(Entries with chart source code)
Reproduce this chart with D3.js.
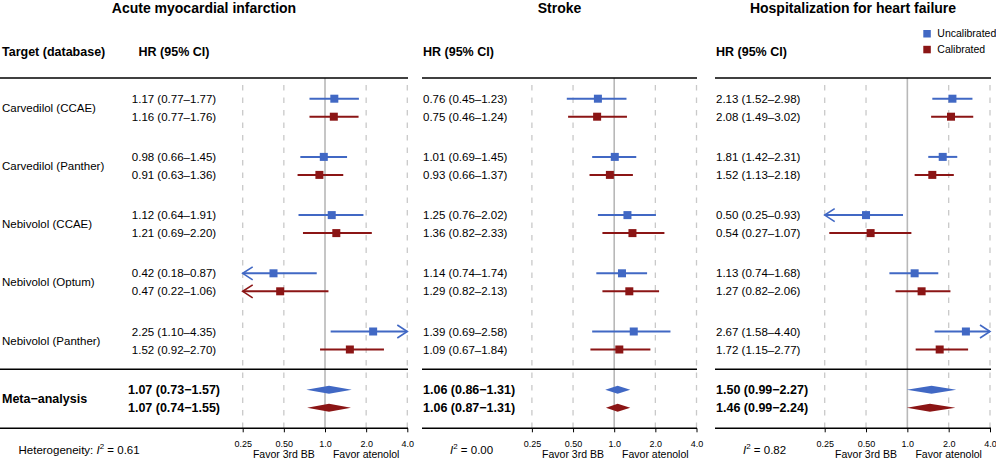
<!DOCTYPE html>
<html><head><meta charset="utf-8">
<script src="https://cdn.jsdelivr.net/npm/d3@7"></script>
<style>
body{margin:0;background:#fff}
svg{display:block}
text{font-family:"Liberation Sans",Arial,Helvetica,sans-serif;fill:#000}
</style>
</head><body>
<svg id="chart" width="996" height="459"></svg>
<script>
// ---------------- data ----------------
const outcomes = ["Acute myocardial infarction", "Stroke", "Hospitalization for heart failure"];
const targets = ["Carvedilol (CCAE)", "Carvedilol (Panther)", "Nebivolol (CCAE)", "Nebivolol (Optum)", "Nebivolol (Panther)"];
const seriesNames = ["Uncalibrated", "Calibrated"];
const tickValues = [0.25, 0.5, 1, 2, 4];
const tickLabels = ["0.25", "0.50", "1.0", "2.0", "4.0"];

// each entry: [HR, lower 95% CI, upper 95% CI]
const amiUncalibrated = [[1.17, 0.77, 1.77], [0.98, 0.66, 1.45], [1.12, 0.64, 1.91], [0.42, 0.18, 0.87], [2.25, 1.10, 4.35]];
const amiCalibrated   = [[1.16, 0.77, 1.76], [0.91, 0.63, 1.36], [1.21, 0.69, 2.20], [0.47, 0.22, 1.06], [1.52, 0.92, 2.70]];
const amiMeta         = [[1.07, 0.73, 1.57], [1.07, 0.74, 1.55]];

const strokeUncalibrated = [[0.76, 0.45, 1.23], [1.01, 0.69, 1.45], [1.25, 0.76, 2.02], [1.14, 0.74, 1.74], [1.39, 0.69, 2.58]];
const strokeCalibrated   = [[0.75, 0.46, 1.24], [0.93, 0.66, 1.37], [1.36, 0.82, 2.33], [1.29, 0.82, 2.13], [1.09, 0.67, 1.84]];
const strokeMeta         = [[1.06, 0.86, 1.31], [1.06, 0.87, 1.31]];

const hfUncalibrated = [[2.13, 1.52, 2.98], [1.81, 1.42, 2.31], [0.50, 0.25, 0.93], [1.13, 0.74, 1.68], [2.67, 1.58, 4.40]];
const hfCalibrated   = [[2.08, 1.49, 3.02], [1.52, 1.13, 2.18], [0.54, 0.27, 1.07], [1.27, 0.82, 2.06], [1.72, 1.15, 2.77]];
const hfMeta         = [[1.50, 0.99, 2.27], [1.46, 0.99, 2.24]];

const heterogeneityI2 = [0.61, 0.00, 0.82];

// ---------------- layout ----------------
const colors = ["#4168C4", "#8B1515"];
const fontFamily = '"Liberation Sans",Arial,Helvetica,sans-serif';
const panels = [
  {x0: 0,   x1: 408, axis: [242.7, 407.3], hrX: 174, hrAnchor: "middle", i2X: 18.5, i2Prefix: "Heterogeneity: ",
   uncal: amiUncalibrated, cal: amiCalibrated, meta: amiMeta},
  {x0: 422, x1: 697, axis: [531.9, 696.5], hrX: 423, hrAnchor: "start", i2X: 450, i2Prefix: "",
   uncal: strokeUncalibrated, cal: strokeCalibrated, meta: strokeMeta},
  {x0: 715, x1: 991, axis: [824.7, 990.0], hrX: 716, hrAnchor: "start", i2X: 743, i2Prefix: "",
   uncal: hfUncalibrated, cal: hfCalibrated, meta: hfMeta}
];
const lineTop = 78, lineMeta = 369.3, lineBottom = 428.3;
const yGroup = d3.scaleLinear().domain([0, targets.length]).range([98.7, 389.7]);
const seriesOffset = d3.scaleOrdinal().domain([0, 1]).range([0, 18]);
const rowY = (g, s) => yGroup(g) + seriesOffset(s);

const fmt = d3.format(".2f");
const ciText = (d, sep) => `${fmt(d[0])} (${fmt(d[1])}${sep}${fmt(d[2])})`;

const svg = d3.select("#chart");

// column header (left)
svg.append("text").attr("x", 2).attr("y", 56).attr("font-size", 12.5).attr("font-weight", "bold")
  .text("Target (database)");
// row labels
svg.selectAll("text.rowlab").data(targets).join("text").attr("class", "rowlab")
  .attr("x", 2).attr("y", (d, i) => (rowY(i, 0) + rowY(i, 1)) / 2).attr("dy", "0.36em")
  .attr("font-size", 11.5).text(d => d);
svg.append("text").attr("x", 2).attr("y", (rowY(targets.length, 0) + rowY(targets.length, 1)) / 2)
  .attr("dy", "0.36em").attr("font-size", 12.5).attr("font-weight", "bold").text("Meta\u2212analysis");

panels.forEach((p, pi) => {
  const g = svg.append("g");
  const x = d3.scaleLog().base(2).domain([0.25, 4]).range(p.axis);
  const [xmin, xmax] = x.range();

  // title
  g.append("text").attr("x", (p.x0 + p.x1) / 2).attr("y", 13).attr("text-anchor", "middle")
    .attr("font-size", 14).attr("font-weight", "bold").text(outcomes[pi]);
  // HR header
  g.append("text").attr("x", p.hrX).attr("y", 56).attr("text-anchor", p.hrAnchor)
    .attr("font-size", 12.5).attr("font-weight", "bold").text("HR (95% CI)");

  // gridlines
  g.selectAll("line.grid").data(tickValues.filter(v => v !== 1)).join("line").attr("class", "grid")
    .attr("x1", d => x(d)).attr("x2", d => x(d)).attr("y1", lineTop + 7).attr("y2", lineBottom)
    .attr("stroke", "#c9c9c9").attr("stroke-width", 1.3).attr("stroke-dasharray", "5.5,7");
  g.append("line").attr("x1", x(1)).attr("x2", x(1)).attr("y1", lineTop).attr("y2", lineBottom)
    .attr("stroke", "#b8b8b8").attr("stroke-width", 1.6);

  // horizontal rules
  [lineTop, lineMeta, lineBottom].forEach(yv => {
    g.append("line").attr("x1", p.x0).attr("x2", p.x1).attr("y1", yv).attr("y2", yv)
      .attr("stroke", "#000").attr("stroke-width", 1.6);
  });

  // axis
  const ax = g.append("g").attr("transform", `translate(0,${lineBottom})`)
    .call(d3.axisBottom(x).tickValues(tickValues).tickFormat((d, i) => tickLabels[i]).tickSize(4).tickPadding(8));
  ax.select(".domain").remove();
  ax.selectAll(".tick line").attr("stroke", "#000").attr("stroke-width", 1);
  ax.selectAll(".tick text").attr("font-size", 9).attr("font-family", fontFamily).attr("fill", "#000");

  g.append("text").attr("x", x(0.5)).attr("y", 458).attr("text-anchor", "middle").attr("font-size", 10.5)
    .text("Favor 3rd BB");
  g.append("text").attr("x", x(2)).attr("y", 458).attr("text-anchor", "middle").attr("font-size", 10.5)
    .text("Favor atenolol");

  // heterogeneity
  const t = g.append("text").attr("x", p.i2X).attr("y", 453.5).attr("font-size", 11.5);
  if (p.i2Prefix) t.append("tspan").text(p.i2Prefix);
  t.append("tspan").attr("font-style", "italic").text("I");
  t.append("tspan").attr("font-size", 8).attr("dy", -5).text("2");
  t.append("tspan").attr("dy", 5).text(" = " + fmt(heterogeneityI2[pi]));

  // per-study rows
  [p.uncal, p.cal].forEach((series, s) => {
    const c = colors[s];
    series.forEach((d, gi) => {
      const y = rowY(gi, s);
      g.append("text").attr("x", p.hrX).attr("y", y).attr("dy", "0.36em").attr("text-anchor", p.hrAnchor)
        .attr("font-size", 11.5).text(ciText(d, "\u2013"));
      const lo = Math.max(d[1], 0.25), hi = Math.min(d[2], 4);
      g.append("line").attr("x1", x(lo)).attr("x2", x(hi)).attr("y1", y).attr("y2", y)
        .attr("stroke", c).attr("stroke-width", 2);
      if (d[1] <= 0.25) {
        g.append("path").attr("d", `M${xmin + 10},${y - 6.5}L${xmin},${y}L${xmin + 10},${y + 6.5}`)
          .attr("fill", "none").attr("stroke", c).attr("stroke-width", 1.6);
      }
      if (d[2] > 4) {
        g.append("path").attr("d", `M${xmax - 10},${y - 6.5}L${xmax},${y}L${xmax - 10},${y + 6.5}`)
          .attr("fill", "none").attr("stroke", c).attr("stroke-width", 1.6);
      }
      g.append("rect").attr("x", x(d[0]) - 4).attr("y", y - 4).attr("width", 8).attr("height", 8).attr("fill", c);
    });
  });

  // meta-analysis
  p.meta.forEach((d, s) => {
    const y = rowY(targets.length, s);
    g.append("text").attr("x", p.hrX).attr("y", y).attr("dy", "0.36em").attr("text-anchor", p.hrAnchor)
      .attr("font-size", 12.5).attr("font-weight", "bold").text(ciText(d, "\u2212"));
    g.append("path")
      .attr("d", `M${x(d[1])},${y}L${x(d[0])},${y - 4}L${x(d[2])},${y}L${x(d[0])},${y + 4}Z`)
      .attr("fill", colors[s]);
  });
});

// legend
const leg = svg.append("g");
seriesNames.forEach((n, i) => {
  const cy = 33.7 + i * 15.8;
  leg.append("rect").attr("x", 923.3).attr("y", cy - 3.7).attr("width", 7.5).attr("height", 7.5).attr("fill", colors[i]);
  leg.append("text").attr("x", 937.3).attr("y", cy).attr("dy", "0.36em").attr("font-size", 10.5).text(n);
});
</script>
</body></html>
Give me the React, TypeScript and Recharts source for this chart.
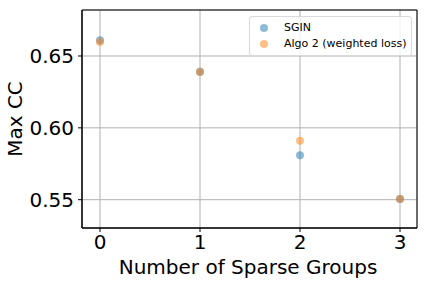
import {
	CartesianGrid,
	Legend,
	ReferenceArea,
	Scatter,
	ScatterChart,
	XAxis,
	YAxis,
} from "recharts";

// Number of sparse groups on the x axis
const groups = [0, 1, 2, 3];
const sginValues = [0.661, 0.639, 0.581, 0.5505];
const algo2Values = [0.6597, 0.6388, 0.591, 0.5505];

const xTicks = [0, 1, 2, 3];
const yTicks = [0.55, 0.6, 0.65];

const xDomain: [number, number] = [-0.18, 3.17];
const yDomain: [number, number] = [0.5303, 0.682];

const seriesStyles = [
	{ name: "SGIN", color: "#1f77b4", data: sginValues },
	{ name: "Algo 2 (weighted loss)", color: "#ff7f0e", data: algo2Values },
];

const font = "DejaVu Sans, sans-serif";

function Dot(props: any) {
	const { cx, cy, fill } = props;
	if (cx == null || cy == null) return null;
	return <circle cx={cx} cy={cy} r={4} fill={fill} fillOpacity={0.5} />;
}

function LegendBox() {
	return (
		<div
			style={{
				border: "1px solid #d9d9d9",
				borderRadius: 3,
				background: "rgba(255,255,255,0.8)",
				padding: "3px 4px 3px 10px",
				fontFamily: font,
				fontSize: 11,
				color: "#000",
				lineHeight: "16px",
			}}
		>
			{seriesStyles.map((s) => (
				<div key={s.name} style={{ display: "flex", alignItems: "center" }}>
					<span
						style={{
							display: "inline-block",
							width: 8,
							height: 8,
							borderRadius: 4,
							background: s.color,
							opacity: 0.5,
							marginRight: 16,
						}}
					/>
					{s.name}
				</div>
			))}
		</div>
	);
}

export default function App() {
	return (
		<div style={{ position: "absolute", left: 0, top: 0, background: "#fff" }}>
			<ScatterChart width={427} height={284} margin={{ top: 10, right: 10, left: 0, bottom: 0 }}>
				<CartesianGrid stroke="#b0b0b0" strokeWidth={1} />
				<XAxis
					type="number"
					dataKey="x"
					domain={xDomain}
					ticks={xTicks}
					allowDataOverflow
					height={56}
					tickSize={4}
					tickMargin={3}
					stroke="#000"
					tick={{ fill: "#000", fontSize: 20, fontFamily: font }}
					label={{
						content: () => (
							<text
								x={248}
								y={267}
								textAnchor="middle"
								dominantBaseline="central"
								fontSize={20}
								fontFamily={font}
								fill="#000"
							>
								Number of Sparse Groups
							</text>
						),
					}}
				/>
				<YAxis
					type="number"
					dataKey="y"
					domain={yDomain}
					ticks={yTicks}
					allowDataOverflow
					width={82}
					tickSize={4}
					tickMargin={4}
					stroke="#000"
					tickFormatter={(v: number) => v.toFixed(2)}
					tick={{ fill: "#000", fontSize: 20, fontFamily: font }}
					label={{
						content: () => (
							<text
								x={15}
								y={119}
								transform="rotate(-90 15 119)"
								textAnchor="middle"
								dominantBaseline="central"
								fontSize={20}
								fontFamily={font}
								fill="#000"
							>
								Max CC
							</text>
						),
					}}
				/>
				<ReferenceArea
					x1={xDomain[0]}
					x2={xDomain[1]}
					y1={yDomain[0]}
					y2={yDomain[1]}
					fill="none"
					stroke="#000"
					strokeWidth={1}
					ifOverflow="visible"
				/>
				{seriesStyles.map((s) => (
					<Scatter
						key={s.name}
						name={s.name}
						data={groups.map((g, i) => ({ x: g, y: s.data[i] }))}
						fill={s.color}
						shape={<Dot />}
						isAnimationActive={false}
					/>
				))}
				<Legend
					layout="horizontal"
					verticalAlign="middle"
					align="center"
					content={() => <LegendBox />}
					wrapperStyle={{ top: 16, left: 249, width: 163 }}
				/>
			</ScatterChart>
		</div>
	);
}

## PROBLEM STATEMENT
Make an exact copy of the lines from the one that contains "Give me the" through the one that contains "const yTicks = [0.55, 0.6, 0.65];", both included, and no other lines. Pictures are skipped.

## EXPECTED OUTPUT
Give me the React, TypeScript and Recharts source for this chart.
import {
	CartesianGrid,
	Legend,
	ReferenceArea,
	Scatter,
	ScatterChart,
	XAxis,
	YAxis,
} from "recharts";

// Number of sparse groups on the x axis
const groups = [0, 1, 2, 3];
const sginValues = [0.661, 0.639, 0.581, 0.5505];
const algo2Values = [0.6597, 0.6388, 0.591, 0.5505];

const xTicks = [0, 1, 2, 3];
const yTicks = [0.55, 0.6, 0.65];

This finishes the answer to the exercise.